I see a lot of children who are not being trained by their parents today. I also hear parents who are continually saying that they can’t control their young children (1-5 years of age). These parents want to talk about their issues openly in public, but do not have the stomach or backbone to listen to parents who have pioneered a proven pathway to training up a godly generation.
As a parent, you may be deceived into thinking that nobody notices your child physically throwing fits, loudly demanding their way, or bodily hitting you, but we see it and it isn’t cute. We wonder why you don’t have a spine, why you are obviously intimidated and dominated by a toddler, why you continually keep repeating yourself with no visible results, and why you are willing to sell and sacrifice your child’s soul?
If a child is allowed to “get his own way,” that child learns he is more powerful than his parents. And that is a frightening place to find yourself at three or four years of age—to discover that you are the strongest person in your world.
It is actually not the children who need training, but the parents.
When you fail to discipline your children you are missing valuable opportunities to provide formation to their soul and spirit. If you wait for spiritual formation until they go to Sunday school or youth group, or Bible study then you are really missing the point of a spiritual life and the role of being a father and mother in the faith.
What ends up happening to an undisciplined child is that the parent simply is passively waiting for the child to grow out of their unhealthy behavioral patterns. Children will grow out of unwanted behavioral patterns as a child grows older. Certain behaviors change simply because they are getting older and previous practices of gaining affection or attention no longer work. So now instead of throwing a fit they simply cop an attitude. They choose behaviors that accommodate their new age and attitude. The reason that they can make the sociological adjustments and get by with them is because previous behaviors and attitudes were never checked or corrected and instead of modeling their life by their parents example they seek out the lifestyles of those in their peer group sub-culture.
Just because a child grows older by age does not ensure that they are maturing in godly character and a humble will. What the parent of an undisciplined child doesn’t realize is that the young child they were trying to make like them now resents them as they get older. This passive paradigm of child training is proven to be a catastrophe and is not in keeping with the sacred text of Scripture. You need to know the heart of each of your children and apply the biblical truths appropriately, but discipline that is working is discipline that is changing the child from the inside out. If your spanking doesn’t bring about the expected changes then you aren’t doing it right.
Just because a child modifies their behavior, even making it acceptable or obedient does not guarantee a healthy heart. This was the same concern that Jesus confronted with the religious behaviors of the Pharisees. The potential tragedy is that children will modify their behavior, but because of a lack of being trained by discipline (Hebrews 12) the soul and spirit is unformed and the life is now conformed to either a life of religious showmanship, worldly influenced peer pressure or self elected and seated as their own authority.
There are three critical hinges on the door of a child’s life.
- 2-3: The Toddler, when motor skills are gearing up, need to be nurtured and given the rod.
- 12-13: Teenager, when hormonal changes are heating up, need to be given guidance
- 22-23: Twenty something… when life decisions are opening up, need to be given wisdom
If you let your child’s soul go undisciplined at the initial stage then every successive stage will be more difficult for both you and them.
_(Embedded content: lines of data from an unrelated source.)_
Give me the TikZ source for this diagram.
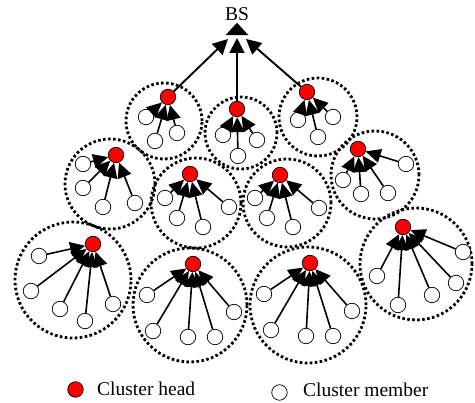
\documentclass[tikz,border=0pt]{standalone}
\usepackage{fontspec}
\setmainfont{Liberation Serif}
\usetikzlibrary{arrows.meta}
\begin{document}
\begin{tikzpicture}[x=1pt,y=-1pt,
  headnode/.style={circle,draw=black,line width=0.7pt,fill=red,minimum size=15.5pt,inner sep=0pt},
  membernode/.style={circle,draw=black,line width=0.7pt,fill=white,minimum size=15.5pt,inner sep=0pt},
  zone/.style={circle,draw=black,line width=2.8pt,dash pattern=on 2.6pt off 2.4pt,minimum size=#1,inner sep=0pt},
  feed/.style={line width=1.6pt,-{Triangle[length=15pt,width=14pt]}},
  tobs/.style={line width=1.9pt,-{Triangle[length=15pt,width=15pt]}},
  lbl/.style={font=\fontsize{19.5}{22}\selectfont,inner sep=0pt}]
\useasboundingbox (0,0) rectangle (475,403);

% cluster boundaries
\foreach \c/\x/\y/\d in {1/164/121/76, 2/241/133/72, 3/318/117/78,
                          4/110/184/90, 5/196/203/90, 6/287/203/88, 7/375/175/88,
                          8/73/280/116, 9/190/305/114, 10/308/305/116, 11/416/264/112}
  \node[zone=\d pt] (z\c) at (\x,\y) {};

% cluster heads
\foreach \c/\x/\y in {1/168/97, 2/237/109, 3/307/92,
                      4/116/155, 5/190/174, 6/280/175, 7/358/149,
                      8/93/244, 9/193/264, 10/310/263, 11/403/227}
  \node[headnode] (h\c) at (\x,\y) {};

% cluster members, each linked to its head
\foreach \c/\k/\x/\y in {
    1/a/146/117, 1/b/155/141, 1/c/177/133,
    2/a/223/135, 2/b/257/140, 2/c/238/156,
    3/a/298/120, 3/b/333/117, 3/c/318/137,
    4/a/83/164, 4/b/83/188, 4/c/103/207, 4/d/135/203,
    5/a/165/198, 5/b/177/218, 5/c/203/227, 5/d/229/207,
    6/a/255/198, 6/b/267/218, 6/c/293/227, 6/d/319/208,
    7/a/343/180, 7/b/361/194, 7/c/388/193, 7/d/406/164,
    8/a/39/256, 8/b/31/291, 8/c/60/309, 8/d/85/321, 8/e/113/304,
    9/a/147/295, 9/b/153/331, 9/c/188/337, 9/d/215/337, 9/e/234/312,
    10/a/264/294, 10/b/271/330, 10/c/306/336, 10/d/333/336, 10/e/352/311,
    11/a/377/276, 11/b/398/305, 11/c/432/295, 11/d/456/283, 11/e/463/252}
{
  \node[membernode] (m\c\k) at (\x,\y) {};
  \draw[feed] (m\c\k) -- (h\c);
}

% base station
\node[lbl] (bs) at (237,14) {BS};
\fill ([yshift=-2pt]bs.south) -- ++(11.5,12.5) -- ++(-23,0) -- cycle;
\coordinate (sinkl) at (228,39);
\coordinate (sinkc) at (237,38);
\coordinate (sinkr) at (246,39);
\draw[tobs] (h1) -- (sinkl);
\draw[tobs] (h2) -- (sinkc);
\draw[tobs] (h3) -- (sinkr);

% legend
\node[headnode] (keyh) at (75.5,389.5) {};
\node[lbl,anchor=base west] (keyht) at (97,396) {Cluster head};
\node[membernode] (keym) at (279.5,392.5) {};
\node[lbl,anchor=base west] (keymt) at (303,397) {Cluster member};
\end{tikzpicture}
\end{document}
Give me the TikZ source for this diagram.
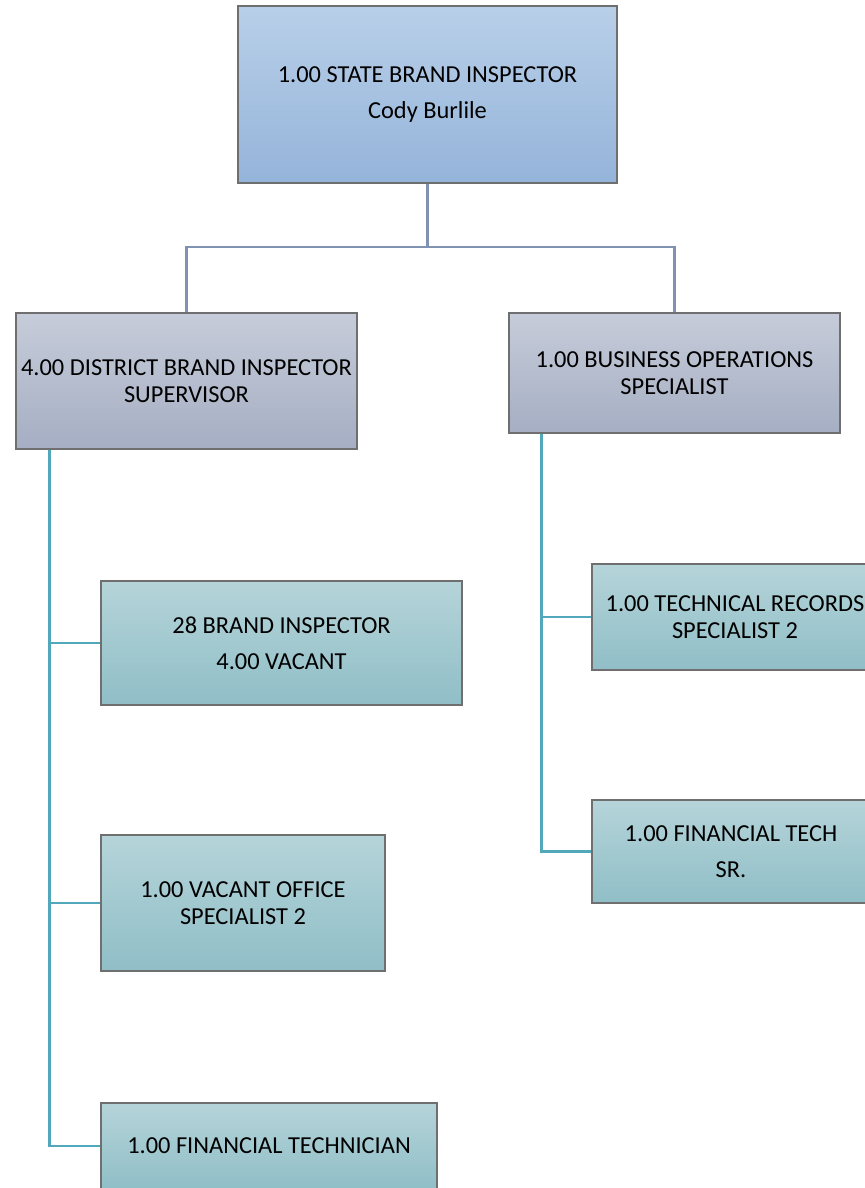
\documentclass[tikz,border=0pt]{standalone}
\usepackage{fontspec}
\setmainfont{Carlito}
\usetikzlibrary{calc}
\definecolor{headtop}{HTML}{B8CFE8}
\definecolor{headbot}{HTML}{95B4DA}
\definecolor{midtop}{HTML}{C6CCD9}
\definecolor{midbot}{HTML}{A5AEC3}
\definecolor{leaftop}{HTML}{B5D4D9}
\definecolor{leafbot}{HTML}{90BEC7}
\definecolor{boxline}{HTML}{6F6F6F}
\definecolor{uplink}{HTML}{8091B2}
\definecolor{downlink}{HTML}{52A8BB}
\tikzset{
	post/.style={draw=boxline,line width=0.6pt,align=center,inner sep=0pt,
		font=\fontsize{12.2}{13.5}\selectfont},
	headpost/.style={post,top color=headtop,bottom color=headbot},
	midpost/.style={post,top color=midtop,bottom color=midbot},
	leafpost/.style={post,top color=leaftop,bottom color=leafbot},
	toplink/.style={draw=uplink,line width=1.1pt},
	leaflink/.style={draw=downlink,line width=1.1pt}
}

\begin{document}
\begin{tikzpicture}[x=0.5pt,y=-0.5pt]
	\useasboundingbox (0,0) rectangle (865,1188);

	\node[headpost,minimum width=189.5pt,minimum height=88.5pt] (state) at (427.5,94.5)
		{1.00 STATE BRAND INSPECTOR\\[4.5pt]Cody Burlile};

	\node[midpost,minimum width=170.5pt,minimum height=68pt] (district) at (186.5,381)
		{4.00 DISTRICT BRAND INSPECTOR\\SUPERVISOR};
	\node[midpost,minimum width=165.5pt,minimum height=60pt] (business) at (674.5,373)
		{1.00 BUSINESS OPERATIONS\\SPECIALIST};

	\node[leafpost,minimum width=180.5pt,minimum height=62pt] (inspector) at (281.5,643)
		{28 BRAND INSPECTOR\\[4.5pt]4.00 VACANT};
	\node[leafpost,minimum width=142pt,minimum height=68pt] (office) at (243,903)
		{1.00 VACANT OFFICE\\SPECIALIST 2};
	\node[leafpost,minimum width=168pt,minimum height=43pt] (fintech) at (269,1146)
		{1.00 FINANCIAL TECHNICIAN};

	\node[leafpost,minimum width=143pt,minimum height=53pt] (records) at (735,617)
		{1.00 TECHNICAL RECORDS\\SPECIALIST 2};
	\node[leafpost,minimum width=139pt,minimum height=51.5pt] (techsr) at (731,851.5)
		{1.00 FINANCIAL TECH\\[4.5pt]SR.};

	\coordinate (fork) at ($(state.south)+(0,63)$);
	\draw[toplink] (state.south) -- (fork) -| (district.north)
		(fork) -| (business.north);

	\coordinate (lefttrunk) at ([xshift=17pt]district.south west);
	\draw[leaflink] (lefttrunk) |- (fintech.west)
		(lefttrunk |- inspector.west) -- (inspector.west)
		(lefttrunk |- office.west) -- (office.west);

	\coordinate (righttrunk) at ([xshift=16.5pt]business.south west);
	\draw[leaflink] (righttrunk) |- (techsr.west)
		(righttrunk |- records.west) -- (records.west);
\end{tikzpicture}
\end{document}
I have seen so many parents in for counseling with and about their teenagers and they throw up their hands…not knowing what to do with them and yet they always say he/she is a good kid. Parents are very stressed by their child’s unruly behavior and the child resents the idea that the parent is just now trying to control their behavior. That is why we must train them up while they are young. The other great neglect is the parents who once their children become teenagers they almost completely abandon them to living their own life and making their own decisions rather than mentoring and guiding them through the rough waters of young adulthood.
So then, as the undisciplined child grows up they may appear to function well in society, but their interior quality of life will now be tested as never before because it was never formed and harnessed as a toddler and teen. It will be tested in friendships, opposite sex relationships, authorities in life, productivity on the job, and in handling the everyday temptations of life.
Richard Foster refers to discipline as a means of grace. Therefore, if a child is unformed by discipline they are missing out on the grace of life/God. They become deficient in matters of self control and character development. So I admonish you to read the Proverbs about training up your child, and recognize that discipline is the means of giving to the spirit, the grace necessary to form it into the character of Christ.
Michael,
I liked and agree with your post. It is frustrating to go to a restaurant and have unruly children, who should know better, being a disruptive presence for others. However, keep in mind that our society is so on edge about potential abuse that it may be difficult for some parents to discipline their child in public without some well-meaning but mis-intentioned individual crying “foul”. So it may not always be an issue with the parent not wanting to discipline the child as it is a concern of not wanting to appear abusive in public. I think it helps if a child also has other mentors who are allowed by the parents to tell a child when they’re stepping out of line. Even in raising children, it seems it requires a community.